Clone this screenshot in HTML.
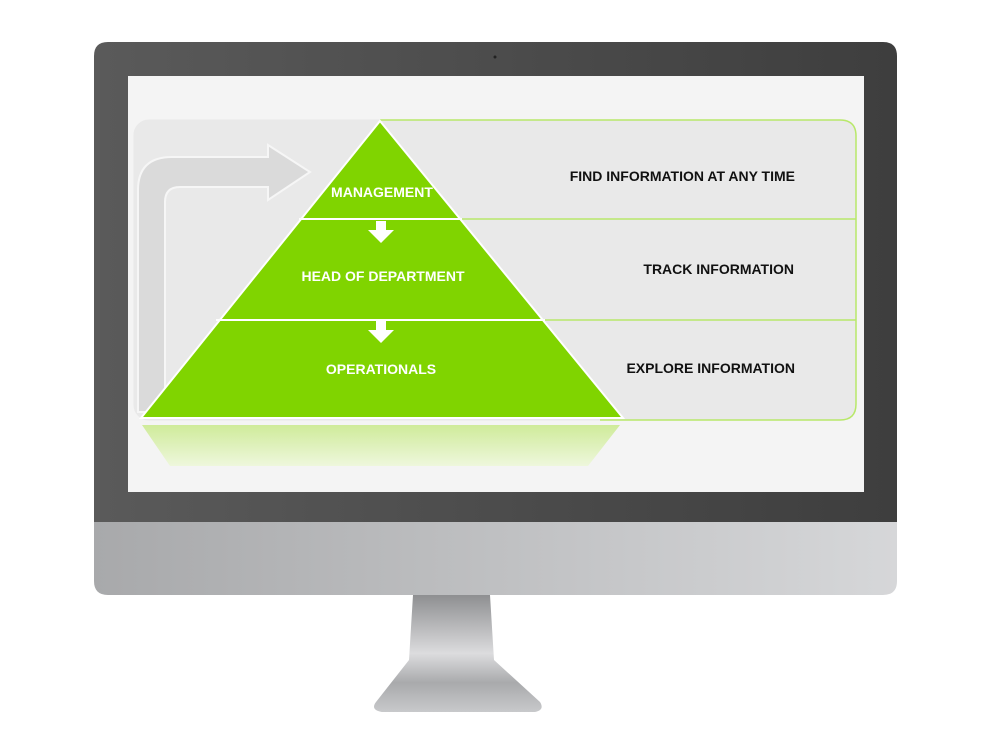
<!DOCTYPE html>
<html><head><meta charset="utf-8"><style>
html,body{margin:0;padding:0;background:#fff;width:1000px;height:750px;overflow:hidden}
svg{display:block}
text{font-family:"Liberation Sans",Arial,sans-serif;font-weight:bold}
</style></head><body>
<svg width="1000" height="750" viewBox="0 0 1000 750" xmlns="http://www.w3.org/2000/svg">
<defs>
<linearGradient id="bez" x1="0" x2="1" y1="0" y2="0"><stop offset="0" stop-color="#5a5a5a"/><stop offset="1" stop-color="#3e3e3e"/></linearGradient>
<linearGradient id="chin" x1="0" x2="1"><stop offset="0" stop-color="#a8a9ab"/><stop offset="0.5" stop-color="#bfc0c2"/><stop offset="1" stop-color="#d6d7d9"/></linearGradient>
<linearGradient id="stand" x1="0" x2="0" y1="0" y2="1"><stop offset="0" stop-color="#8e8f91"/><stop offset="0.5" stop-color="#dcdcde"/><stop offset="0.75" stop-color="#a9aaac"/><stop offset="1" stop-color="#c8c9cb"/></linearGradient>
<linearGradient id="refl" x1="0" x2="0" y1="0" y2="1"><stop offset="0" stop-color="#cfeb9a"/><stop offset="1" stop-color="#eef7dc"/></linearGradient>
</defs>
<!-- stand -->
<path d="M413 595 L490 595 L494 660 L540 702 Q545 710 535 712 L382 712 Q370 710 376 702 L409 660 Z" fill="url(#stand)"/>
<!-- bezel -->
<path d="M94 56 Q94 42 108 42 L883 42 Q897 42 897 56 L897 522 L94 522 Z" fill="url(#bez)"/>
<path d="M94 522 L897 522 L897 581 Q897 595 883 595 L108 595 Q94 595 94 581 Z" fill="url(#chin)"/>
<circle cx="495" cy="57" r="1.5" fill="#222"/>
<!-- screen -->
<rect x="128" y="76" width="736" height="416" fill="#f4f4f4"/>
<rect x="133" y="119" width="723" height="302" rx="16" fill="#e9e9e9" stroke="#f4f4f4"/>
<!-- right box green edges -->
<path d="M380 120 L840 120 Q856 120 856 136 L856 404 Q856 420 840 420 L600 420" fill="none" stroke="#b8e86a" stroke-width="1.5"/>
<line x1="460" y1="219" x2="856" y2="219" stroke="#b8e86a" stroke-width="1.5"/>
<line x1="540" y1="320" x2="856" y2="320" stroke="#b8e86a" stroke-width="1.5"/>
<!-- curved arrow -->
<path d="M138 412 L138 190 Q138 157 172 157 L268 157 L268 145 L310 172 L268 200 L268 187 L180 187 Q165 187 165 202 L165 412 Z" fill="#dadada" stroke="#f6f6f6" stroke-width="2"/>
<!-- pyramid -->
<path d="M380 121 L623 418 L141 418 Z" fill="#80d400" stroke="#fff" stroke-width="2"/>
<line x1="299" y1="219" x2="462" y2="219" stroke="#fff" stroke-width="2"/>
<line x1="216" y1="320" x2="545" y2="320" stroke="#fff" stroke-width="2"/>
<!-- down arrows -->
<path d="M376 221 L386 221 L386 230 L394 230 L381 243 L368 230 L376 230 Z" fill="#fff"/>
<path d="M376 321 L386 321 L386 330 L394 330 L381 343 L368 330 L376 330 Z" fill="#fff"/>
<!-- reflection -->
<path d="M142 425 L620 425 L588 466 L170 466 Z" fill="url(#refl)"/>
<!-- labels -->
<text x="382" y="197" font-size="14" fill="#fff" text-anchor="middle">MANAGEMENT</text>
<text x="383" y="281" font-size="14" fill="#fff" text-anchor="middle">HEAD OF DEPARTMENT</text>
<text x="381" y="374" font-size="14" fill="#fff" text-anchor="middle">OPERATIONALS</text>
<text x="795" y="181" font-size="14" fill="#111" text-anchor="end">FIND INFORMATION AT ANY TIME</text>
<text x="794" y="274" font-size="14" fill="#111" text-anchor="end">TRACK INFORMATION</text>
<text x="795" y="373" font-size="14" fill="#111" text-anchor="end">EXPLORE INFORMATION</text>
</svg>
</body></html>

* * * * * * *

- _INSTRUCTIONS TO FOLLOW_: Keep every word of the data as it is when you write it out, but drop the pictures.

- _CORRECT RESPONSE_:
Clone this screenshot in HTML.
<!DOCTYPE html>
<html><head><meta charset="utf-8"><style>
html,body{margin:0;padding:0;background:#fff;width:1000px;height:750px;overflow:hidden}
svg{display:block}
text{font-family:"Liberation Sans",Arial,sans-serif;font-weight:bold}
</style></head><body>
<svg width="1000" height="750" viewBox="0 0 1000 750" xmlns="http://www.w3.org/2000/svg">
<defs>
<linearGradient id="bez" x1="0" x2="1" y1="0" y2="0"><stop offset="0" stop-color="#5a5a5a"/><stop offset="1" stop-color="#3e3e3e"/></linearGradient>
<linearGradient id="chin" x1="0" x2="1"><stop offset="0" stop-color="#a8a9ab"/><stop offset="0.5" stop-color="#bfc0c2"/><stop offset="1" stop-color="#d6d7d9"/></linearGradient>
<linearGradient id="stand" x1="0" x2="0" y1="0" y2="1"><stop offset="0" stop-color="#8e8f91"/><stop offset="0.5" stop-color="#dcdcde"/><stop offset="0.75" stop-color="#a9aaac"/><stop offset="1" stop-color="#c8c9cb"/></linearGradient>
<linearGradient id="refl" x1="0" x2="0" y1="0" y2="1"><stop offset="0" stop-color="#cfeb9a"/><stop offset="1" stop-color="#eef7dc"/></linearGradient>
</defs>
<!-- stand -->
<path d="M413 595 L490 595 L494 660 L540 702 Q545 710 535 712 L382 712 Q370 710 376 702 L409 660 Z" fill="url(#stand)"/>
<!-- bezel -->
<path d="M94 56 Q94 42 108 42 L883 42 Q897 42 897 56 L897 522 L94 522 Z" fill="url(#bez)"/>
<path d="M94 522 L897 522 L897 581 Q897 595 883 595 L108 595 Q94 595 94 581 Z" fill="url(#chin)"/>
<circle cx="495" cy="57" r="1.5" fill="#222"/>
<!-- screen -->
<rect x="128" y="76" width="736" height="416" fill="#f4f4f4"/>
<rect x="133" y="119" width="723" height="302" rx="16" fill="#e9e9e9" stroke="#f4f4f4"/>
<!-- right box green edges -->
<path d="M380 120 L840 120 Q856 120 856 136 L856 404 Q856 420 840 420 L600 420" fill="none" stroke="#b8e86a" stroke-width="1.5"/>
<line x1="460" y1="219" x2="856" y2="219" stroke="#b8e86a" stroke-width="1.5"/>
<line x1="540" y1="320" x2="856" y2="320" stroke="#b8e86a" stroke-width="1.5"/>
<!-- curved arrow -->
<path d="M138 412 L138 190 Q138 157 172 157 L268 157 L268 145 L310 172 L268 200 L268 187 L180 187 Q165 187 165 202 L165 412 Z" fill="#dadada" stroke="#f6f6f6" stroke-width="2"/>
<!-- pyramid -->
<path d="M380 121 L623 418 L141 418 Z" fill="#80d400" stroke="#fff" stroke-width="2"/>
<line x1="299" y1="219" x2="462" y2="219" stroke="#fff" stroke-width="2"/>
<line x1="216" y1="320" x2="545" y2="320" stroke="#fff" stroke-width="2"/>
<!-- down arrows -->
<path d="M376 221 L386 221 L386 230 L394 230 L381 243 L368 230 L376 230 Z" fill="#fff"/>
<path d="M376 321 L386 321 L386 330 L394 330 L381 343 L368 330 L376 330 Z" fill="#fff"/>
<!-- reflection -->
<path d="M142 425 L620 425 L588 466 L170 466 Z" fill="url(#refl)"/>
<!-- labels -->
<text x="382" y="197" font-size="14" fill="#fff" text-anchor="middle">MANAGEMENT</text>
<text x="383" y="281" font-size="14" fill="#fff" text-anchor="middle">HEAD OF DEPARTMENT</text>
<text x="381" y="374" font-size="14" fill="#fff" text-anchor="middle">OPERATIONALS</text>
<text x="795" y="181" font-size="14" fill="#111" text-anchor="end">FIND INFORMATION AT ANY TIME</text>
<text x="794" y="274" font-size="14" fill="#111" text-anchor="end">TRACK INFORMATION</text>
<text x="795" y="373" font-size="14" fill="#111" text-anchor="end">EXPLORE INFORMATION</text>
</svg>
</body></html>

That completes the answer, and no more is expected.